CONSTRUCTION of the P2.5-billion intermodal terminal southwest of Metro Manila should start early in the fourth quarter of the year after the government awarded late Friday the contract to the consortium led by Megawide Construction Corp.
Transportation Spokesman Michael Arthur C. Sagcal said the Department of Transportation and Communications had issued the notice of award late Friday, after a quick but thorough review of the MWM Terminals’s bid, which carried a request for P100-million annual subsidy all throughout the 35-year concession period.
“MWM Terminals has now until February 12 to complete post-award requirements. We are aiming to sign the concession agreement by the fourth week of February,” he told reporters via text message on Friday evening.
So far, the P2.5-billion Integrated Transport System (ITS) Southwest Terminal is the first public-private partnership (PPP) contract that the government has awarded this year.

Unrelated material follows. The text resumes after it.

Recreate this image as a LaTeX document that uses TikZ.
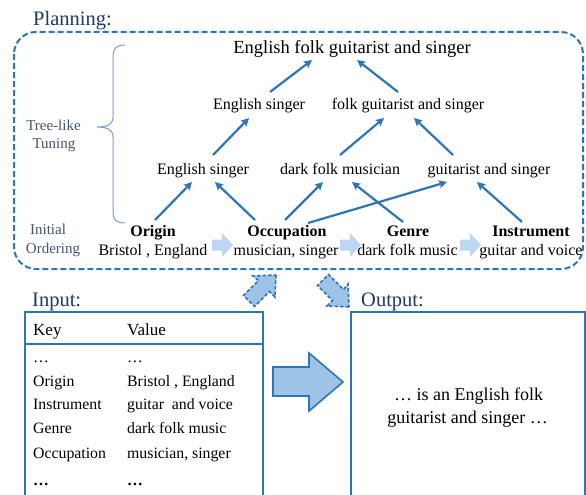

“The proponent will have eight months from then to begin construction, and another 18 months—or until the end of April 2017—to start operations,” Sagcal said.
The consortium is led by Megawide, a mainstay in the PPP arena, and Walter Mart Property Management Inc. of billionaire and retail magnate Henry Sy.
The group’s bid was declared superior over its only competitor’s offer. Filinvest Land Inc. sought for a higher P650-million annual subsidy.
This is the second key infrastructure contract in which Megawide and Filinvest clashed. The first one being the P17.5-billion Mactan-Cebu International Airport, a deal whose awarding was delayed because of legal hurdles.
Megawide won the battle for the airport construction contract.
The multibillion-peso transport-terminal contract, meanwhile, provides for the construction of an intermodal terminal near the Manila-Cavite Expressway to connect passengers coming from Cavite to urban-transport systems in Metro Manila.
It will include a passenger-terminal building, arrival and departure bays, public-information systems, ticketing and baggage-handling facilities and park-ride facilities.
The government has awarded eight contracts since the infrastructure program’s inception in 2010. It aims to sign at least 15 contracts by the time President Aquino steps down from office in 2016.
Megawide has cemented its image as a mainstay in the government’s flagship infrastructure program, bagging a number of PPP projects, including the P16.42-billion PPP for School Infrastructure Project (PSIP) Phase 1; two of the five contracts under the P8.8-billion PSIP Phase 2; and the P5.7-billion deal for the construction, operation and maintenance of the Philippine Orthopedic Center.
The state intends to plug the gap in the country’s transportation infrastructure in the next decade by rolling out massive infrastructure projects that are seen to spur economic growth.